Problem to solve: Please set down all the lines beneath this one exactly, without the pictures.

■ ■ ■

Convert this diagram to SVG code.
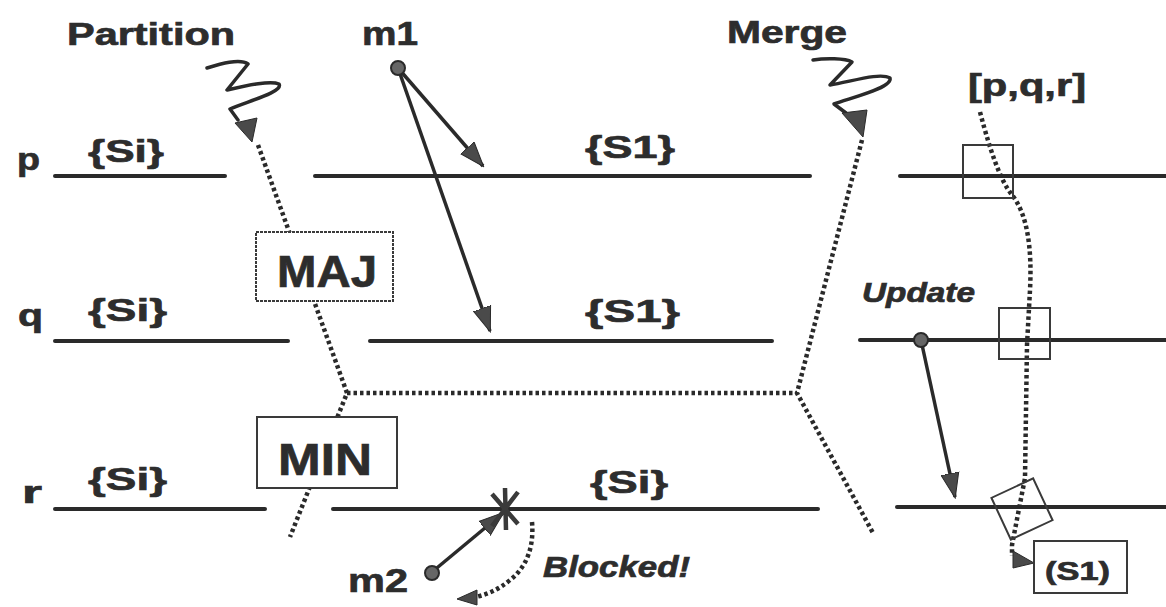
<svg xmlns="http://www.w3.org/2000/svg" width="1166" height="607" viewBox="0 0 1166 607">
<style>
text{font-family:"Liberation Sans",Arial,sans-serif;font-weight:bold;fill:#2d2d2d;stroke:#2d2d2d;stroke-width:0.7}
.it{font-style:italic}
.ln{stroke:#2a2a2a;stroke-width:4;fill:none;stroke-linecap:round}
.dot{stroke:#2a2a2a;stroke-width:4.5;fill:none;stroke-dasharray:3.5 3}
.sq{stroke:#2a2a2a;stroke-width:3.5;fill:none;stroke-linejoin:round;stroke-linecap:round}
.box{fill:#fff;stroke:#3a3a3a;stroke-width:2}
.tbox{fill:none;stroke:#3a3a3a;stroke-width:2}
.msg{stroke:#2a2a2a;stroke-width:3.5;fill:none}
.ah{fill:#4a4a4a;stroke:#2a2a2a;stroke-width:1}
.pt{fill:#666;stroke:#2a2a2a;stroke-width:2}
</style>
<defs>
<marker id="arr" markerUnits="userSpaceOnUse" markerWidth="26" markerHeight="20" viewBox="0 0 26 20" refX="24" refY="10" orient="auto">
<path d="M0,1 L25,10 L0,19 Z" fill="#4a4a4a" stroke="#2a2a2a" stroke-width="1"/>
</marker>
</defs>
<rect width="1166" height="607" fill="#fff"/>

<g id="timelines">
<line class="ln" x1="55" y1="176" x2="225" y2="176"/>
<line class="ln" x1="315" y1="176" x2="810" y2="176"/>
<line class="ln" x1="900" y1="176" x2="1166" y2="176"/>
<line class="ln" x1="55" y1="341" x2="288" y2="341"/>
<line class="ln" x1="370" y1="341" x2="772" y2="341"/>
<line class="ln" x1="860" y1="340" x2="1166" y2="340"/>
<line class="ln" x1="55" y1="509" x2="265" y2="509"/>
<line class="ln" x1="333" y1="509" x2="818" y2="509"/>
<line class="ln" x1="897" y1="507" x2="1166" y2="507"/>
</g>

<g id="labels">
<text x="67" y="45" font-size="31" textLength="168" lengthAdjust="spacingAndGlyphs">Partition</text>
<text x="362" y="45" font-size="34" textLength="56" lengthAdjust="spacingAndGlyphs">m1</text>
<text x="727" y="43" font-size="31" textLength="120" lengthAdjust="spacingAndGlyphs">Merge</text>
<text x="968" y="96" font-size="32" textLength="118" lengthAdjust="spacingAndGlyphs">[p,q,r]</text>
<text x="17" y="170" font-size="32" textLength="23" lengthAdjust="spacingAndGlyphs">p</text>
<text x="88" y="162" font-size="32" textLength="76" lengthAdjust="spacingAndGlyphs">{Si}</text>
<text x="585" y="158" font-size="32" textLength="90" lengthAdjust="spacingAndGlyphs">{S1}</text>
<text x="18" y="326" font-size="32" textLength="25" lengthAdjust="spacingAndGlyphs">q</text>
<text x="88" y="321" font-size="32" textLength="79" lengthAdjust="spacingAndGlyphs">{Si}</text>
<text x="585" y="322" font-size="32" textLength="95" lengthAdjust="spacingAndGlyphs">{S1}</text>
<text x="22" y="503" font-size="32" textLength="20" lengthAdjust="spacingAndGlyphs">r</text>
<text x="88" y="490" font-size="32" textLength="79" lengthAdjust="spacingAndGlyphs">{Si}</text>
<text x="590" y="493" font-size="32" textLength="78" lengthAdjust="spacingAndGlyphs">{Si}</text>
<text x="348" y="592" font-size="34" textLength="60" lengthAdjust="spacingAndGlyphs">m2</text>
<text class="it" x="543" y="577" font-size="29" textLength="147" lengthAdjust="spacingAndGlyphs">Blocked!</text>
<text class="it" x="862" y="302" font-size="27" textLength="113" lengthAdjust="spacingAndGlyphs">Update</text>
</g>

<g id="connectors">
<polyline class="dot" points="258,145 347,393 290,537"/>
<polyline class="dot" points="862,140 797,393 873,533"/>
<line class="dot" x1="347" y1="393" x2="797" y2="393"/>
<path class="sq" d="M207,68 C220,64 240,58 248,64 L227,90 C245,86 270,80 279,84 C284,92 245,102 230,109 L238,120"/>
<polygon class="ah" points="235,123 257,118 252,142"/>
<path class="sq" d="M813,60 C825,58 845,58 852,62 L830,85 C850,82 880,72 890,78 C893,88 850,98 834,104 L846,113"/>
<polygon class="ah" points="842,113 867,110 863,137"/>
<line class="msg" x1="398" y1="68" x2="483" y2="166" marker-end="url(#arr)"/>
<line class="msg" x1="398" y1="68" x2="490" y2="331" marker-end="url(#arr)"/>
<line class="msg" x1="921" y1="340" x2="955" y2="497" marker-end="url(#arr)"/>
<line class="msg" x1="432" y1="572" x2="503" y2="513" marker-end="url(#arr)"/>
<path d="M492,494 L518,524 M518,492 L492,526 M505,488 L506,530" stroke="#3a3a3a" stroke-width="4.5" fill="none"/>
<path class="dot" d="M532,522 C534,545 528,566 510,580 C498,590 488,594 476,597"/>
<polygon class="ah" points="477,590 457,599 477,605"/>
<path class="dot" d="M980,112 C990,150 1000,180 1012,195 C1028,215 1032,250 1030,290 L1027,345 L1025,478 L1012,545 L1012,556"/>
<polygon class="ah" points="1013,551 1034,563 1013,568"/>
<circle class="pt" cx="398" cy="68" r="7"/>
<circle class="pt" cx="921" cy="340" r="7"/>
<circle class="pt" cx="432" cy="573" r="7"/>
<rect class="tbox" x="963" y="145" width="50" height="53"/>
<rect class="tbox" x="999" y="308" width="51" height="51"/>
<rect class="tbox" x="-23" y="-23" width="46" height="46" transform="translate(1022,509) rotate(-25)"/>
</g>

<g id="node-maj">
<rect class="box" x="256" y="232" width="137" height="69" stroke-dasharray="3 1"/>
<text x="277" y="287" font-size="44" textLength="100" lengthAdjust="spacingAndGlyphs">MAJ</text>
</g>
<g id="node-min">
<rect class="box" x="257" y="417" width="140" height="71"/>
<text x="278" y="475" font-size="44" textLength="94" lengthAdjust="spacingAndGlyphs">MIN</text>
</g>
<g id="node-s1">
<rect class="box" x="1034" y="541" width="93" height="52"/>
<text x="1045" y="580" font-size="25" textLength="65" lengthAdjust="spacingAndGlyphs">(S1)</text>
</g>
</svg>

■ ■ ■

Worked solution:
Convert this diagram to SVG code.
<svg xmlns="http://www.w3.org/2000/svg" width="1166" height="607" viewBox="0 0 1166 607">
<style>
text{font-family:"Liberation Sans",Arial,sans-serif;font-weight:bold;fill:#2d2d2d;stroke:#2d2d2d;stroke-width:0.7}
.it{font-style:italic}
.ln{stroke:#2a2a2a;stroke-width:4;fill:none;stroke-linecap:round}
.dot{stroke:#2a2a2a;stroke-width:4.5;fill:none;stroke-dasharray:3.5 3}
.sq{stroke:#2a2a2a;stroke-width:3.5;fill:none;stroke-linejoin:round;stroke-linecap:round}
.box{fill:#fff;stroke:#3a3a3a;stroke-width:2}
.tbox{fill:none;stroke:#3a3a3a;stroke-width:2}
.msg{stroke:#2a2a2a;stroke-width:3.5;fill:none}
.ah{fill:#4a4a4a;stroke:#2a2a2a;stroke-width:1}
.pt{fill:#666;stroke:#2a2a2a;stroke-width:2}
</style>
<defs>
<marker id="arr" markerUnits="userSpaceOnUse" markerWidth="26" markerHeight="20" viewBox="0 0 26 20" refX="24" refY="10" orient="auto">
<path d="M0,1 L25,10 L0,19 Z" fill="#4a4a4a" stroke="#2a2a2a" stroke-width="1"/>
</marker>
</defs>
<rect width="1166" height="607" fill="#fff"/>

<g id="timelines">
<line class="ln" x1="55" y1="176" x2="225" y2="176"/>
<line class="ln" x1="315" y1="176" x2="810" y2="176"/>
<line class="ln" x1="900" y1="176" x2="1166" y2="176"/>
<line class="ln" x1="55" y1="341" x2="288" y2="341"/>
<line class="ln" x1="370" y1="341" x2="772" y2="341"/>
<line class="ln" x1="860" y1="340" x2="1166" y2="340"/>
<line class="ln" x1="55" y1="509" x2="265" y2="509"/>
<line class="ln" x1="333" y1="509" x2="818" y2="509"/>
<line class="ln" x1="897" y1="507" x2="1166" y2="507"/>
</g>

<g id="labels">
<text x="67" y="45" font-size="31" textLength="168" lengthAdjust="spacingAndGlyphs">Partition</text>
<text x="362" y="45" font-size="34" textLength="56" lengthAdjust="spacingAndGlyphs">m1</text>
<text x="727" y="43" font-size="31" textLength="120" lengthAdjust="spacingAndGlyphs">Merge</text>
<text x="968" y="96" font-size="32" textLength="118" lengthAdjust="spacingAndGlyphs">[p,q,r]</text>
<text x="17" y="170" font-size="32" textLength="23" lengthAdjust="spacingAndGlyphs">p</text>
<text x="88" y="162" font-size="32" textLength="76" lengthAdjust="spacingAndGlyphs">{Si}</text>
<text x="585" y="158" font-size="32" textLength="90" lengthAdjust="spacingAndGlyphs">{S1}</text>
<text x="18" y="326" font-size="32" textLength="25" lengthAdjust="spacingAndGlyphs">q</text>
<text x="88" y="321" font-size="32" textLength="79" lengthAdjust="spacingAndGlyphs">{Si}</text>
<text x="585" y="322" font-size="32" textLength="95" lengthAdjust="spacingAndGlyphs">{S1}</text>
<text x="22" y="503" font-size="32" textLength="20" lengthAdjust="spacingAndGlyphs">r</text>
<text x="88" y="490" font-size="32" textLength="79" lengthAdjust="spacingAndGlyphs">{Si}</text>
<text x="590" y="493" font-size="32" textLength="78" lengthAdjust="spacingAndGlyphs">{Si}</text>
<text x="348" y="592" font-size="34" textLength="60" lengthAdjust="spacingAndGlyphs">m2</text>
<text class="it" x="543" y="577" font-size="29" textLength="147" lengthAdjust="spacingAndGlyphs">Blocked!</text>
<text class="it" x="862" y="302" font-size="27" textLength="113" lengthAdjust="spacingAndGlyphs">Update</text>
</g>

<g id="connectors">
<polyline class="dot" points="258,145 347,393 290,537"/>
<polyline class="dot" points="862,140 797,393 873,533"/>
<line class="dot" x1="347" y1="393" x2="797" y2="393"/>
<path class="sq" d="M207,68 C220,64 240,58 248,64 L227,90 C245,86 270,80 279,84 C284,92 245,102 230,109 L238,120"/>
<polygon class="ah" points="235,123 257,118 252,142"/>
<path class="sq" d="M813,60 C825,58 845,58 852,62 L830,85 C850,82 880,72 890,78 C893,88 850,98 834,104 L846,113"/>
<polygon class="ah" points="842,113 867,110 863,137"/>
<line class="msg" x1="398" y1="68" x2="483" y2="166" marker-end="url(#arr)"/>
<line class="msg" x1="398" y1="68" x2="490" y2="331" marker-end="url(#arr)"/>
<line class="msg" x1="921" y1="340" x2="955" y2="497" marker-end="url(#arr)"/>
<line class="msg" x1="432" y1="572" x2="503" y2="513" marker-end="url(#arr)"/>
<path d="M492,494 L518,524 M518,492 L492,526 M505,488 L506,530" stroke="#3a3a3a" stroke-width="4.5" fill="none"/>
<path class="dot" d="M532,522 C534,545 528,566 510,580 C498,590 488,594 476,597"/>
<polygon class="ah" points="477,590 457,599 477,605"/>
<path class="dot" d="M980,112 C990,150 1000,180 1012,195 C1028,215 1032,250 1030,290 L1027,345 L1025,478 L1012,545 L1012,556"/>
<polygon class="ah" points="1013,551 1034,563 1013,568"/>
<circle class="pt" cx="398" cy="68" r="7"/>
<circle class="pt" cx="921" cy="340" r="7"/>
<circle class="pt" cx="432" cy="573" r="7"/>
<rect class="tbox" x="963" y="145" width="50" height="53"/>
<rect class="tbox" x="999" y="308" width="51" height="51"/>
<rect class="tbox" x="-23" y="-23" width="46" height="46" transform="translate(1022,509) rotate(-25)"/>
</g>

<g id="node-maj">
<rect class="box" x="256" y="232" width="137" height="69" stroke-dasharray="3 1"/>
<text x="277" y="287" font-size="44" textLength="100" lengthAdjust="spacingAndGlyphs">MAJ</text>
</g>
<g id="node-min">
<rect class="box" x="257" y="417" width="140" height="71"/>
<text x="278" y="475" font-size="44" textLength="94" lengthAdjust="spacingAndGlyphs">MIN</text>
</g>
<g id="node-s1">
<rect class="box" x="1034" y="541" width="93" height="52"/>
<text x="1045" y="580" font-size="25" textLength="65" lengthAdjust="spacingAndGlyphs">(S1)</text>
</g>
</svg>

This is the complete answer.